February 19, 2013
The results of a national voter survey released today by GLAD and the Center for American Progress show an increase in public opposition to the Defense of Marriage Act, or DOMA, as a clear case of discrimination and support for equal treatment for legally married same-sex couples under federal law—even if the individual polled is generally opposed to marriage equality.
The poll, conducted by Goodwin Simon Strategic Research and Voter Consumer Research, and released in advance of the Windsor and Perry arguments before the Supreme Court next month, finds that:
Americans believe DOMA is discrimination, plain and simple. Sixty-two percent of registered voters agreed that “it is discrimination for the federal government to deny marriage protections and benefits to legally married same-sex couples.”

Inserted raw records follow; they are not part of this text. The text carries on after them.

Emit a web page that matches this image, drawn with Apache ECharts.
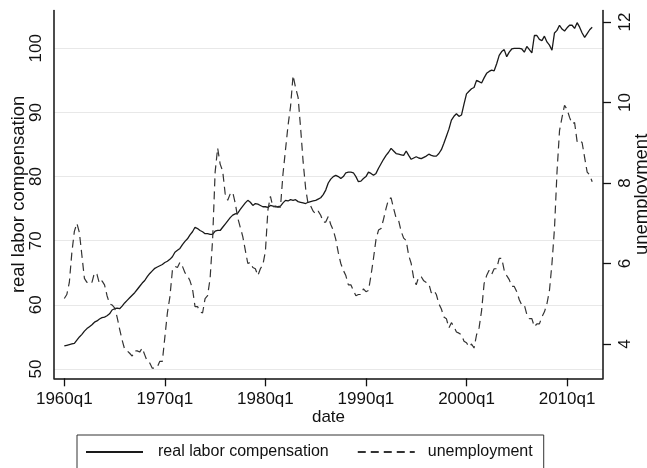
<!DOCTYPE html>
<html>
<head>
<meta charset="utf-8">
<script src="https://cdn.jsdelivr.net/npm/echarts@6/dist/echarts.min.js"></script>
<style>
html,body{margin:0;padding:0;background:#fff;}
#chart{width:647px;height:468px;}
</style>
</head>
<body>
<div id="chart"></div>
<script>
// quarterly data, first value = 1960q1
var startYear = 1960;
var laborComp = [
  53.6, 53.7, 53.8, 53.9,  54.0, 54.5, 55.0, 55.4,  55.9, 56.3, 56.6, 56.9,  57.3, 57.5, 57.8, 58.0,
  58.1, 58.3, 58.6, 59.2,  59.4, 59.5, 59.4, 59.8,  60.3, 60.7, 61.1, 61.5,  61.9, 62.4, 62.9, 63.4,
  63.8, 64.4, 64.9, 65.3,  65.7, 65.9, 66.1, 66.3,  66.6, 66.8, 67.1, 67.5,  68.2, 68.5, 68.8, 69.4,
  69.9, 70.3, 70.9, 71.4,  72.1, 71.9, 71.6, 71.4,  71.1, 71.1, 71.0, 71.0,  71.5, 71.6, 71.6, 72.1,
  72.6, 73.1, 73.6, 74.0,  74.2, 74.3, 74.9, 75.4,  75.9, 76.3, 76.0, 75.5,  75.8, 75.7, 75.5, 75.3,
  75.3, 75.2, 75.5, 75.4,  75.3, 75.3, 75.4, 75.9,  76.3, 76.2, 76.4, 76.3,  76.4, 76.1, 76.0, 75.9,
  75.8, 76.0, 76.1, 76.2,  76.3, 76.5, 76.7, 77.2,  77.9, 79.0, 79.6, 80.0,  80.2, 80.0, 79.7, 80.0,
  80.6, 80.7, 80.7, 80.6,  80.0, 79.2, 79.3, 79.7,  80.0, 80.7, 80.5, 80.2,  80.5, 81.3, 82.0, 82.7,
  83.3, 83.8, 84.4, 84.0,  83.6, 83.5, 83.4, 83.3,  84.0, 83.3, 82.7, 82.9,  83.1, 82.9, 82.8, 83.0,
  83.2, 83.5, 83.3, 83.2,  83.2, 83.6, 84.2, 85.2,  86.3, 87.4, 88.8, 89.4,  89.8, 89.4, 89.6, 91.3,
  92.9, 93.3, 93.7, 93.9,  95.0, 94.8, 94.6, 95.4,  96.1, 96.4, 96.6, 96.5,  97.6, 98.9, 99.5, 99.8,
  98.7, 99.4, 99.9, 100.0, 100.0, 100.0, 99.9, 99.4, 100.3, 99.8, 99.3, 102.0, 102.0, 101.4, 101.2, 101.9,
  101.0, 100.5, 99.7, 102.4, 102.8, 103.6, 103.0, 102.7, 103.2, 103.6, 103.6, 103.1, 104.0, 103.3, 102.4, 101.7,
  102.3, 102.9, 103.3
];
var unemployment = [
  5.13, 5.23, 5.53, 6.27,  6.80, 7.00, 6.77, 6.20,  5.63, 5.53, 5.57, 5.53,  5.77, 5.73, 5.50, 5.57,
  5.47, 5.20, 5.00, 4.97,  4.90, 4.67, 4.37, 4.10,  3.87, 3.83, 3.77, 3.70,  3.83, 3.83, 3.80, 3.90,
  3.73, 3.57, 3.53, 3.40,  3.40, 3.43, 3.57, 3.57,  4.17, 4.77, 5.17, 5.83,  5.93, 5.90, 6.03, 5.93,
  5.77, 5.70, 5.57, 5.37,  4.93, 4.93, 4.80, 4.77,  5.13, 5.20, 5.63, 6.60,  8.27, 8.87, 8.47, 8.30,
  7.73, 7.57, 7.73, 7.77,  7.50, 7.13, 6.90, 6.67,  6.33, 6.00, 6.03, 5.90,  5.87, 5.70, 5.87, 5.97,
  6.30, 7.33, 7.67, 7.40,  7.43, 7.40, 7.40, 8.23,  8.83, 9.43, 9.90, 10.67, 10.37, 10.13, 9.37, 8.53,
  7.87, 7.47, 7.43, 7.30,  7.23, 7.30, 7.20, 7.03,  7.03, 7.17, 6.97, 6.83,  6.60, 6.27, 6.00, 5.83,
  5.70, 5.47, 5.47, 5.33,  5.20, 5.23, 5.23, 5.37,  5.30, 5.33, 5.70, 6.13,  6.60, 6.83, 6.87, 7.10,
  7.37, 7.60, 7.63, 7.37,  7.13, 7.07, 6.80, 6.63,  6.57, 6.20, 6.00, 5.63,  5.47, 5.67, 5.67, 5.57,
  5.53, 5.50, 5.27, 5.33,  5.23, 5.00, 4.87, 4.67,  4.63, 4.40, 4.53, 4.43,  4.30, 4.27, 4.23, 4.07,
  4.03, 3.93, 4.00, 3.90,  4.23, 4.40, 4.83, 5.50,  5.70, 5.83, 5.73, 5.87,  5.87, 6.13, 6.13, 5.83,
  5.70, 5.60, 5.43, 5.43,  5.30, 5.10, 4.97, 4.97,  4.73, 4.63, 4.63, 4.43,  4.50, 4.50, 4.67, 4.80,
  5.00, 5.33, 6.00, 6.87,  8.27, 9.30, 9.63, 9.93,  9.83, 9.63, 9.47, 9.50,  9.03, 9.07, 9.00, 8.63,
  8.27, 8.20, 8.03
];
var xTickQuarters = [0, 40, 80, 120, 160, 200];
var leftTicks = [50, 60, 70, 80, 90, 100];
var rightTicks = [4, 6, 8, 10, 12];

var FONT = '"Liberation Sans", Arial, Helvetica, sans-serif';
var AXIS_COLOR = '#111';
var chart = echarts.init(document.getElementById('chart'), null, {renderer: 'canvas'});
chart.setOption({
  animation: false,
  backgroundColor: '#ffffff',
  textStyle: {fontFamily: FONT, color: '#111'},
  grid: {left: 54, right: 44, top: 10.5, bottom: 89.7, outerBoundsMode: 'none', containLabel: false},
  xAxis: {
    type: 'value', min: -4.1, max: 214.3,
    name: 'date', nameLocation: 'middle', nameGap: 31, nameMoveOverlap: false,
    nameTextStyle: {fontSize: 17, color: '#111', fontFamily: FONT},
    axisLine: {show: true, onZero: false, lineStyle: {color: AXIS_COLOR, width: 1.5}},
    axisTick: {show: true, customValues: xTickQuarters, length: 8, lineStyle: {color: AXIS_COLOR, width: 1.3}},
    axisLabel: {customValues: xTickQuarters, fontSize: 17, color: '#111', margin: 13, fontFamily: FONT,
      formatter: function (v) { return (startYear + Math.round(v) / 4) + 'q1'; }},
    splitLine: {show: false}
  },
  yAxis: [{
    type: 'value', position: 'left', min: 48.55, max: 105.9,
    name: 'real labor compensation', nameLocation: 'middle', nameGap: 26, nameRotate: 90, nameMoveOverlap: false,
    nameTextStyle: {fontSize: 18.5, color: '#111', fontFamily: FONT},
    axisLine: {show: true, onZero: false, lineStyle: {color: AXIS_COLOR, width: 1.5}},
    axisTick: {show: false, customValues: leftTicks},
    axisLabel: {customValues: leftTicks, rotate: 90, fontSize: 17, color: '#111', margin: 9, fontFamily: FONT},
    splitLine: {show: true, lineStyle: {color: '#e8e8e8', width: 1.2}}
  }, {
    type: 'value', position: 'right', min: 3.148, max: 12.286,
    name: 'unemployment', nameLocation: 'middle', nameGap: 29, nameRotate: 90, nameMoveOverlap: false,
    nameTextStyle: {fontSize: 18.5, color: '#111', fontFamily: FONT},
    axisLine: {show: true, onZero: false, lineStyle: {color: AXIS_COLOR, width: 1.5}},
    axisTick: {show: true, customValues: rightTicks, length: 8, lineStyle: {color: AXIS_COLOR, width: 1.3}},
    axisLabel: {customValues: rightTicks, rotate: 90, fontSize: 17, color: '#111', margin: 14, fontFamily: FONT},
    splitLine: {show: false}
  }],
  legend: {
    left: 77, top: 435, orient: 'horizontal',
    padding: [9, 11, 9, 8], borderColor: '#333', borderWidth: 1,
    itemWidth: 57, itemHeight: 14, itemGap: 28,
    itemStyle: {opacity: 0},
    textStyle: {fontSize: 16, color: '#111', fontFamily: FONT, padding: [0, 0, 0, 10]},
    data: [
      {name: 'real labor compensation'},
      {name: 'unemployment', textStyle: {padding: [0, 0, 0, 8]}}
    ]
  },
  series: [{
    name: 'real labor compensation', type: 'line', yAxisIndex: 0,
    data: laborComp.map(function (v, i) { return [i, v]; }),
    symbol: 'none', smooth: false,
    lineStyle: {color: '#1a1a1a', width: 1.3},
    itemStyle: {color: '#1a1a1a'}
  }, {
    name: 'unemployment', type: 'line', yAxisIndex: 1,
    data: unemployment.map(function (v, i) { return [i, v]; }),
    symbol: 'none', smooth: false,
    lineStyle: {color: '#333', width: 1.2, type: [8, 5]},
    itemStyle: {color: '#333'}
  }]
});
</script>
</body>
</html>
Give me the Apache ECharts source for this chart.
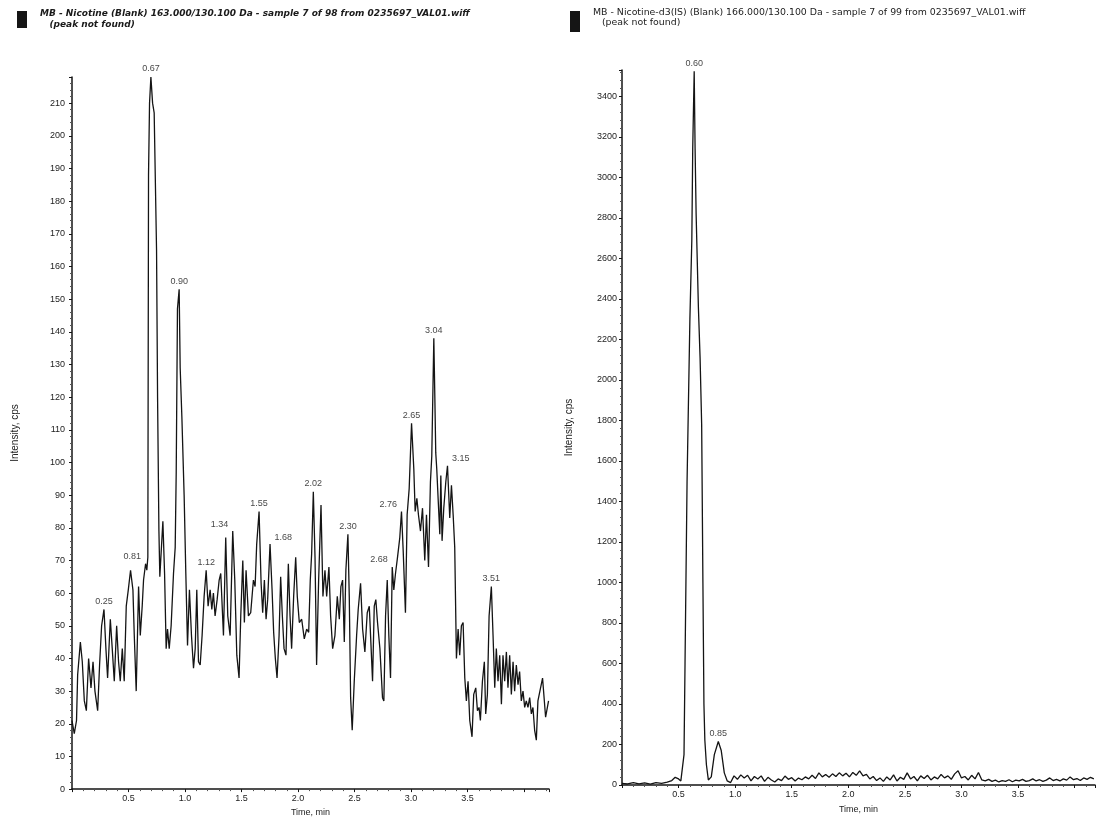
<!DOCTYPE html>
<html>
<head>
<meta charset="utf-8">
<script src="https://cdn.jsdelivr.net/npm/echarts@6/dist/echarts.min.js"></script>
<style>
  html, body { margin: 0; padding: 0; background: #fff; }
  #chart { width: 1098px; height: 822px; }
</style>
</head>
<body>
<div id="chart"></div>
<script>
// left chromatogram: MB - Nicotine (Blank)
const leftTime = [0.000, 0.020, 0.040, 0.050, 0.074, 0.091, 0.109, 0.127, 0.147, 0.168, 0.186, 0.203, 0.227, 0.244, 0.262, 0.283, 0.300, 0.315, 0.339, 0.356, 0.374, 0.395, 0.412, 0.427, 0.445, 0.462, 0.480, 0.498, 0.518, 0.539, 0.551, 0.568, 0.589, 0.604, 0.621, 0.633, 0.651, 0.662, 0.671, 0.677, 0.686, 0.698, 0.713, 0.727, 0.748, 0.757, 0.769, 0.777, 0.804, 0.819, 0.833, 0.845, 0.860, 0.877, 0.898, 0.913, 0.922, 0.933, 0.948, 0.957, 0.972, 0.992, 1.007, 1.022, 1.039, 1.057, 1.075, 1.090, 1.104, 1.119, 1.134, 1.151, 1.169, 1.187, 1.204, 1.222, 1.237, 1.251, 1.266, 1.284, 1.302, 1.316, 1.340, 1.360, 1.378, 1.399, 1.422, 1.440, 1.458, 1.478, 1.493, 1.511, 1.525, 1.540, 1.561, 1.581, 1.605, 1.620, 1.634, 1.655, 1.673, 1.687, 1.702, 1.717, 1.731, 1.752, 1.770, 1.784, 1.799, 1.814, 1.832, 1.846, 1.861, 1.876, 1.893, 1.914, 1.929, 1.943, 1.961, 1.979, 1.993, 2.011, 2.032, 2.055, 2.076, 2.094, 2.108, 2.120, 2.135, 2.150, 2.164, 2.182, 2.203, 2.220, 2.238, 2.253, 2.273, 2.288, 2.306, 2.326, 2.347, 2.365, 2.379, 2.394, 2.409, 2.423, 2.441, 2.453, 2.465, 2.479, 2.497, 2.518, 2.532, 2.553, 2.571, 2.591, 2.612, 2.630, 2.644, 2.659, 2.674, 2.688, 2.703, 2.724, 2.747, 2.759, 2.774, 2.789, 2.803, 2.818, 2.833, 2.847, 2.862, 2.880, 2.900, 2.915, 2.930, 2.950, 2.965, 2.983, 3.004, 3.024, 3.036, 3.051, 3.065, 3.083, 3.101, 3.121, 3.136, 3.154, 3.171, 3.183, 3.201, 3.210, 3.218, 3.227, 3.239, 3.254, 3.263, 3.274, 3.289, 3.307, 3.322, 3.342, 3.357, 3.372, 3.386, 3.401, 3.416, 3.430, 3.445, 3.460, 3.475, 3.489, 3.504, 3.519, 3.539, 3.554, 3.572, 3.587, 3.601, 3.613, 3.631, 3.648, 3.660, 3.675, 3.690, 3.710, 3.725, 3.740, 3.754, 3.769, 3.784, 3.799, 3.813, 3.828, 3.843, 3.857, 3.872, 3.887, 3.902, 3.916, 3.931, 3.946, 3.960, 3.975, 3.990, 4.005, 4.019, 4.034, 4.049, 4.064, 4.078, 4.093, 4.108, 4.122, 4.163, 4.190, 4.216]
const leftIntensity = [21, 17, 21, 35, 45, 39, 27, 24, 40, 31, 39, 30, 24, 38, 50, 55, 43, 34, 52, 43, 33, 50, 39, 33, 43, 33, 56, 61, 67, 61, 47, 30, 62, 47, 56, 64, 69, 67, 71, 188, 210, 218, 210, 207, 165, 120, 79, 65, 82, 66, 43, 49, 43, 50, 66, 74, 97, 147, 153, 129, 114, 90, 66, 44, 61, 47, 37, 43, 61, 39, 38, 47, 59, 67, 56, 61, 55, 60, 53, 58, 64, 66, 47, 77, 53, 47, 79, 64, 41, 34, 53, 70, 51, 67, 53, 54, 64, 62, 75, 85, 63, 54, 64, 52, 58, 75, 61, 48, 40, 34, 47, 65, 53, 43, 41, 69, 53, 43, 59, 71, 59, 51, 52, 46, 49, 48, 64, 72, 91, 71, 38, 64, 87, 59, 67, 59, 68, 53, 43, 47, 59, 52, 62, 64, 45, 67, 78, 59, 28, 18, 33, 47, 55, 63, 49, 42, 54, 56, 45, 33, 56, 58, 51, 43, 28, 27, 53, 64, 47, 34, 68, 61, 66, 71, 77, 85, 73, 54, 84, 92, 112, 98, 85, 89, 84, 79, 86, 70, 84, 68, 94, 102, 138, 120, 103, 98, 89, 78, 96, 76, 86, 94, 99, 83, 93, 84, 74, 40, 49, 41, 50, 51, 34, 27, 33, 21, 16, 29, 31, 24, 25, 21, 33, 39, 23, 29, 53, 62, 47, 31, 43, 33, 41, 26, 41, 33, 42, 31, 41, 29, 39, 30, 38, 32, 36, 27, 30, 25, 27, 25, 28, 23, 25, 18, 15, 27, 34, 22, 27]
const leftPeakTime = [0.283, 0.651, 0.698, 0.948, 1.187, 1.422, 1.655, 1.752, 2.135, 2.441, 2.833, 2.915, 3.004, 3.201, 3.322, 3.710]
const leftPeakText = ['0.25', '0.81', '0.67', '0.90', '1.12', '1.34', '1.55', '1.68', '2.02', '2.30', '2.68', '2.76', '2.65', '3.04', '3.15', '3.51']
const leftPeakSide = ['top', 'left', 'top', 'top', 'top', 'left', 'top', 'right', 'top', 'top', 'left', 'left', 'top', 'top', 'right', 'top']

// right chromatogram: MB - Nicotine-d3(IS) (Blank)
const rightTime = [0.00, 0.05, 0.10, 0.15, 0.20, 0.25, 0.30, 0.35, 0.40, 0.44, 0.47, 0.50, 0.52, 0.535, 0.548, 0.557, 0.575, 0.600, 0.617, 0.625, 0.638, 0.646, 0.655, 0.675, 0.690, 0.704, 0.715, 0.724, 0.732, 0.746, 0.763, 0.789, 0.816, 0.851, 0.877, 0.904, 0.930, 0.96, 0.99, 1.02, 1.05, 1.08, 1.11, 1.14, 1.17, 1.20, 1.23, 1.26, 1.29, 1.32, 1.35, 1.38, 1.41, 1.44, 1.47, 1.50, 1.53, 1.56, 1.59, 1.62, 1.65, 1.68, 1.71, 1.74, 1.77, 1.80, 1.83, 1.86, 1.89, 1.92, 1.95, 1.98, 2.01, 2.04, 2.07, 2.10, 2.13, 2.16, 2.19, 2.22, 2.25, 2.28, 2.31, 2.34, 2.37, 2.40, 2.43, 2.46, 2.49, 2.52, 2.55, 2.58, 2.61, 2.64, 2.67, 2.70, 2.73, 2.76, 2.79, 2.82, 2.85, 2.88, 2.91, 2.94, 2.97, 3.00, 3.03, 3.06, 3.09, 3.12, 3.15, 3.18, 3.21, 3.24, 3.27, 3.30, 3.33, 3.36, 3.39, 3.42, 3.45, 3.48, 3.51, 3.54, 3.57, 3.60, 3.63, 3.66, 3.69, 3.72, 3.75, 3.78, 3.81, 3.84, 3.87, 3.90, 3.93, 3.96, 3.99, 4.02, 4.05, 4.08, 4.11, 4.14, 4.17]
const rightIntensity = [8, 5, 12, 6, 10, 4, 12, 8, 14, 22, 38, 30, 20, 25, 150, 600, 1500, 2300, 2690, 3140, 3524, 3140, 2820, 2360, 2110, 1780, 1000, 400, 222, 100, 25, 40, 150, 215, 170, 60, 20, 12, 45, 28, 50, 35, 48, 20, 42, 30, 45, 18, 38, 25, 15, 30, 22, 44, 28, 36, 20, 34, 26, 40, 30, 48, 32, 60, 40, 52, 38, 55, 42, 60, 45, 58, 40, 62, 48, 70, 45, 52, 30, 42, 22, 35, 18, 40, 25, 50, 20, 38, 28, 60, 30, 42, 20, 45, 32, 48, 25, 40, 30, 52, 35, 45, 28, 55, 70, 35, 42, 25, 48, 30, 62, 25, 20, 28, 18, 24, 15, 22, 18, 26, 16, 24, 20, 28, 18, 22, 30, 20, 26, 18, 24, 35, 22, 28, 20, 30, 24, 40, 26, 32, 22, 35, 28, 38, 30]
const rightPeakTime = [0.638, 0.851]
const rightPeakText = ['0.60', '0.85']
const rightPeakSide = ['top', 'top']

const fontFamily = '"Liberation Sans", Arial, sans-serif'
const ink = '#141414'

function pairs(times, values) {
    return times.map((t, i) => [t, values[i]])
}

function peakPoints(times, values, peakTimes, texts, sides) {
    return peakTimes.map((pt, k) => {
        const i = times.indexOf(pt)
        const side = sides[k]
        let offset = [0, 0]
        if (side === 'left') offset = [-1, -7]
        if (side === 'right') offset = [1, -7]
        return {
            value: [times[i], values[i]],
            label: { position: side, offset: offset, formatter: texts[k] }
        }
    })
}

function xAxisFor(gridIndex, max, nameGap) {
    return {
        type: 'value', gridIndex: gridIndex, min: 0, max: max, interval: 0.5,
        name: 'Time, min', nameLocation: 'middle', nameGap: nameGap,
        nameTextStyle: { fontFamily: fontFamily, fontSize: 9, color: '#222' },
        axisLine: { lineStyle: { color: ink, width: 1.5 } },
        axisTick: { length: 3, lineStyle: { color: ink } },
        minorTick: { show: true, splitNumber: 5, length: 2, lineStyle: { color: '#555' } },
        splitLine: { show: false },
        axisLabel: {
            fontFamily: fontFamily, fontSize: 9, color: '#222', margin: 5,
            formatter: v => (v >= 0.5 && v <= 3.5) ? v.toFixed(1) : ''
        }
    }
}

function yAxisFor(gridIndex, max, interval, nameGap, margin) {
    return {
        type: 'value', gridIndex: gridIndex, min: 0, max: max, interval: interval,
        name: 'Intensity, cps', nameLocation: 'middle', nameGap: nameGap,
        nameTextStyle: { fontFamily: fontFamily, fontSize: 10, color: '#222' },
        axisLine: { show: true, lineStyle: { color: ink, width: 1.5 } },
        axisTick: { show: true, length: 3, lineStyle: { color: ink } },
        minorTick: { show: true, splitNumber: 5, length: 2, lineStyle: { color: '#555' } },
        splitLine: { show: false },
        axisLabel: {
            fontFamily: fontFamily, fontSize: 9, color: '#222', margin: margin,
            showMaxLabel: false,
            formatter: v => String(v)
        }
    }
}

function traceSeries(idx, times, values) {
    return {
        type: 'line', xAxisIndex: idx, yAxisIndex: idx,
        data: pairs(times, values), symbol: 'none',
        lineStyle: { color: ink, width: 1.3 }
    }
}

function labelSeries(idx, times, values, peakTimes, texts, sides) {
    return {
        type: 'scatter', xAxisIndex: idx, yAxisIndex: idx,
        symbolSize: 1, z: 5,
        itemStyle: { color: 'rgba(0,0,0,0)' },
        label: {
            show: true, distance: 3,
            fontFamily: fontFamily, fontSize: 9, color: '#111'
        },
        data: peakPoints(times, values, peakTimes, texts, sides)
    }
}

const chart = echarts.init(document.getElementById('chart'), null, { renderer: 'canvas' })

chart.setOption({
    animation: false,
    backgroundColor: '#fff',
    title: [
        {
            text: 'MB - Nicotine (Blank) 163.000/130.100 Da - sample 7 of 98 from 0235697_VAL01.wiff\n   (peak not found)',
            left: 35, top: 3,
            textStyle: { fontFamily: '"DejaVu Sans", sans-serif', fontSize: 9, fontStyle: 'italic', fontWeight: 'bold', color: '#1a1a1a', lineHeight: 11 }
        },
        {
            text: 'MB - Nicotine-d3(IS) (Blank) 166.000/130.100 Da - sample 7 of 99 from 0235697_VAL01.wiff\n   (peak not found)',
            left: 588, top: 3,
            textStyle: { fontFamily: '"DejaVu Sans", sans-serif', fontSize: 9.4, fontWeight: 'normal', color: '#222', lineHeight: 10 }
        }
    ],
    graphic: [
        { type: 'rect', left: 17, top: 11, shape: { width: 10, height: 17 }, style: { fill: '#151515' } },
        { type: 'rect', left: 570, top: 11, shape: { width: 10, height: 21 }, style: { fill: '#151515' } }
    ],
    grid: [
        { left: 72, top: 77, width: 477, height: 715 },
        { left: 622, top: 70, width: 476, height: 715 }
    ],
    xAxis: [xAxisFor(0, 4.22, 17), xAxisFor(1, 4.18, 20)],
    yAxis: [yAxisFor(0, 218, 10, 52, 7), yAxisFor(1, 3530, 200, 48, 5)],
    series: [
        traceSeries(0, leftTime, leftIntensity),
        labelSeries(0, leftTime, leftIntensity, leftPeakTime, leftPeakText, leftPeakSide),
        traceSeries(1, rightTime, rightIntensity),
        labelSeries(1, rightTime, rightIntensity, rightPeakTime, rightPeakText, rightPeakSide)
    ]
})
</script>
</body>
</html>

People can oppose Section 3 of DOMA while not necessarily supporting same-sex marriage. A number of Americans believe that DOMA is bad policy and that same-sex couples deserve equal treatment from the federal government, even if they don’t believe that their state should extend the rights of marriage to those couples.
Notably, support for the repeal of DOMA is now stronger among people of color than it is among whites. Sixty-five percentof black people and 61 percent of Hispanic people said that they opposed Section 3 of DOMA, compared to a still high 57 percent of white people. This is a marked reversal from years prior, when polls found black and Hispanic support for the repeal of DOMA to be lower than white support.
Americans in strong majorities believe that same-sex couples should not be denied the federal benefits and protections of marriage. More than 70 percent of respondents believe that all couples should have hospital visitation rights, survivor benefits if a spouse is killed in the line of duty, and family and medical leave.
“With each passing day, more and more Americans are learning how DOMA denies important marital protections and heaps disrespect on married same-sex couples across the country – and they’re saying, ‘Enough is enough.’ It’s not surprising that a majority of this country now believes that loving, committed couples in legal marriages should be treated fairly under federal law. It’s time for our laws to catch up with where public opinion is on abolishing DOMA,” said Mary Bonauto, Civil Rights Project Director for Gay & Lesbian Advocates & Defenders.